Tendo conhecimento das dificuldades acrescidas que a Justiça portuguesa teria para julgar um processo que foi conduzido de acordo com a legislação de um Estado estrangeiro, é o próprio MP_do Brasil quem admite a possibilidade de as provas recolhidas naquele país poderem nem sequer ser usadas por Portugal: «Caso ocorra a transferência do julgamento, a prova colhida no Brasil pode ser aproveitada».

No entanto, para justificar a opção, dizem que com este pedido pretendem evitar a impunidade: «A permanência do processo em território brasileiro pode gerar impunidade no caso de uma eventual condenação, que é justamente o que se pretende evitar».

Fontes judiciais explicaram que preferiram não ser identificadas explicaram esta semana ao SOL que este pedido feito pela procuradora não é uma situação comum no Brasil e que a impossibilidade de extradição do réu – em caso de condenação – não é, como considerou o juiz Ricardo Pinheiro, razão que fundamente a transferência de um processo como este para um outro país, sobretudo, na véspera de ser iniciado o julgamento.

Julgamento prestes a ser marcado em Saquarema

Como o SOL avançou em dezembro, o início do julgamento de Duarte Lima pelo assassínio de Rosalina Ribeiro deverá ser marcado em breve, estando neste momento apenas dependente do que vai fazer o MP: ou seja, se recorre ou aceita o indeferimento do juiz Ricardo_Pinheiro.

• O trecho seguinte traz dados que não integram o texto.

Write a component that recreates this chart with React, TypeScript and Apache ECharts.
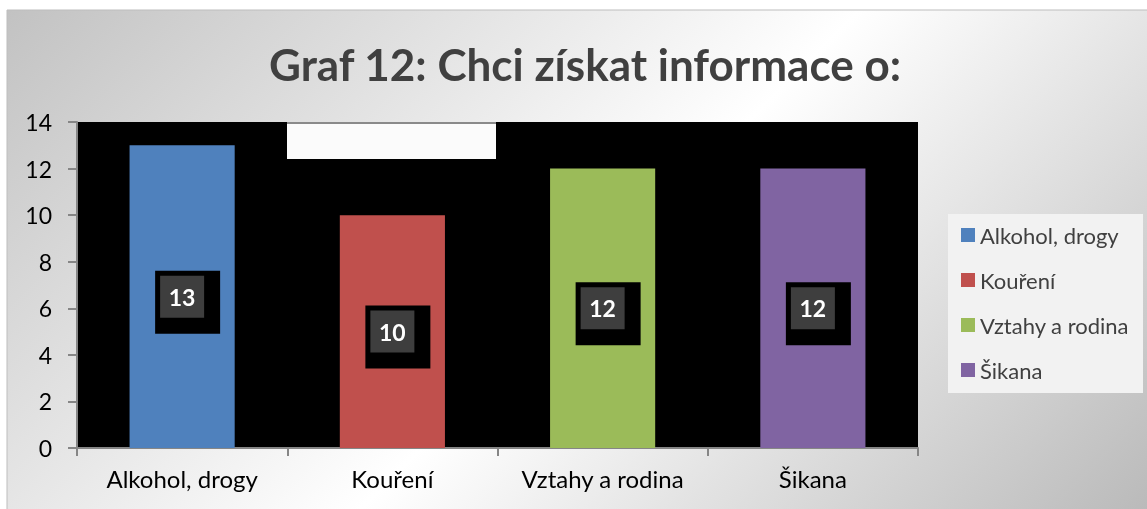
import React, { useEffect, useRef } from "react";
import * as echarts from "echarts";

const categories = ["Alkohol, drogy", "Kouření", "Vztahy a rodina", "Šikana"];
const values = [13, 10, 12, 12];
const colors = ["#4f81bd", "#c0504d", "#9bbb59", "#8064a2"];
const titleText = "Graf 12: Chci získat informace o:";
const FONT = "Lato, 'Open Sans', sans-serif";

export default function App() {
  const ref = useRef<HTMLDivElement>(null);
  useEffect(() => {
    if (!ref.current) return;
    const chart = echarts.init(ref.current, null, { renderer: "svg" });
    const series = categories.map((name, i) => ({
      name,
      type: "bar",
      stack: "all",
      barWidth: "50%",
      itemStyle: { color: colors[i] },
      data: categories.map((_, j) => (j === i ? values[i] : "-")),
      label: {
        show: true,
        position: "inside",
        offset: [5.5, 5.5],
        backgroundColor: "#000",
        padding: [5, 16, 16, 5],
        formatter: (p: any) => `{a|${p.value}}`,
        rich: {
          a: {
            backgroundColor: "#3e3e3e",
            width: 44,
            height: 42,
            lineHeight: 42,
            align: "center",
            color: "#fff",
            fontWeight: "bold",
            fontSize: 23,
            fontFamily: FONT,
          },
        },
      },
    }));
    chart.setOption({
      animation: false,
      graphic: [
        {
          type: "rect",
          z: -10,
          silent: true,
          shape: { x: 7, y: 10, width: 1160, height: 520 },
          style: {
            fill: new echarts.graphic.LinearGradient(
              7, 10, 827, 830,
              [
                { offset: 0, color: "#c2c2c2" },
                { offset: 0.52, color: "#ffffff" },
                { offset: 1, color: "#bababa" },
              ],
              true
            ),
            stroke: "#bdbdbd",
            lineWidth: 1,
          },
        },
        {
          type: "rect",
          z: 10,
          silent: true,
          shape: { x: 287, y: 122, width: 209, height: 37 },
          style: { fill: "#fbfbfb" },
        },
        {
          type: "line",
          z: 11,
          silent: true,
          shape: { x1: 287, y1: 123, x2: 496, y2: 123 },
          style: { stroke: "#8a8a8a", lineWidth: 2 },
        },
        {
          type: "rect",
          z: 10,
          silent: true,
          shape: { x: 948, y: 214, width: 195, height: 179 },
          style: { fill: "#f2f2f2" },
        },
        {
          type: "text",
          z: 10,
          x: 585,
          y: 64,
          style: {
            text: titleText,
            fill: "#404040",
            font: `bold 44px ${FONT}`,
            textAlign: "center",
            textVerticalAlign: "middle",
          },
        },
      ],
      legend: {
        orient: "vertical",
        left: 961,
        top: 224,
        padding: 0,
        itemWidth: 14,
        itemHeight: 14,
        itemGap: 23,
        icon: "rect",
        z: 20,
        textStyle: {
          fontSize: 22,
          color: "#404040",
          fontFamily: FONT,
        },
        data: categories,
      },
      grid: {
        left: 77,
        top: 122,
        right: 229,
        bottom: 61,
        show: true,
        backgroundColor: "#000",
        borderWidth: 0,
      },
      xAxis: {
        type: "category",
        data: categories,
        axisLine: { lineStyle: { color: "#868686", width: 2 } },
        axisTick: { show: true, interval: 0, length: 8, lineStyle: { color: "#868686", width: 2 } },
        axisLabel: { interval: 0, fontSize: 24, color: "#000", fontFamily: FONT, margin: 18 },
      },
      yAxis: {
        type: "value",
        min: 0,
        max: 14,
        interval: 2,
        axisLine: { show: true, lineStyle: { color: "#868686", width: 2 } },
        axisTick: { show: true, length: 9, lineStyle: { color: "#868686", width: 2 } },
        axisLabel: { fontSize: 23, color: "#000", fontFamily: FONT, margin: 25 },
        splitLine: { show: false },
      },
      series,
    });
    return () => chart.dispose();
  }, []);
  return (
    <div
      ref={ref}
      style={{ position: "fixed", left: 0, top: 0, width: 1147, height: 509 }}
    />
  );
}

O juiz pediu à defesa do ex-deputado e ao Ministério Público para apresentarem as testemunhas que querem levar ao julgamento e que na pauta do tribunal a primeira sessão possa ser agendada ainda para o primeiro semestre deste ano.

O magistrado de Saquarema já havia decidido que Duarte Lima iria a julgamento, mas a marcação de data da primeira sessão e o pedido da lista de testemunhas estavam dependentes da resposta de Portugal à última carta rogatória enviada pelo Brasil – e em que se pedia que o réu fosse intimado do julgamento.

Entretanto, já foi entregue a lista de testemunhas que a defesa quer que estejam presentes no tribunal de júri.

Crime ocorreu há seis anos

O crime aconteceu a 7 de dezembro 2009, a cem quilómetros do Rio de Janeiro. Desde praticamente o início da investigação que Duarte Lima foi um dos principais suspeitos. A acusação foi formalmente deduzida em 2011. O processo, contudo, tem sofrido diversos atrasos sobretudo pelo tempo que demoram os pedidos de cooperação internacionais.

Em maio, o Tribunal de Saquarema considerou que «quanto à autoria, finda a instrução da prova, ouvidas as testemunhas de acusação, restaram evidenciados indícios de autoria e delitiva por parte do réu».

Como se trata de um crime doloso, a lei do Brasil determina que o julgamento terá de ser feito por um conjunto de jurados, o chamado tribunal de júri.

Duarte Lima viu negados no Brasil vários recursos e habeas corpus em várias instâncias, mas mantém até hoje duras críticas à investigação e às autoridades judiciárias do país.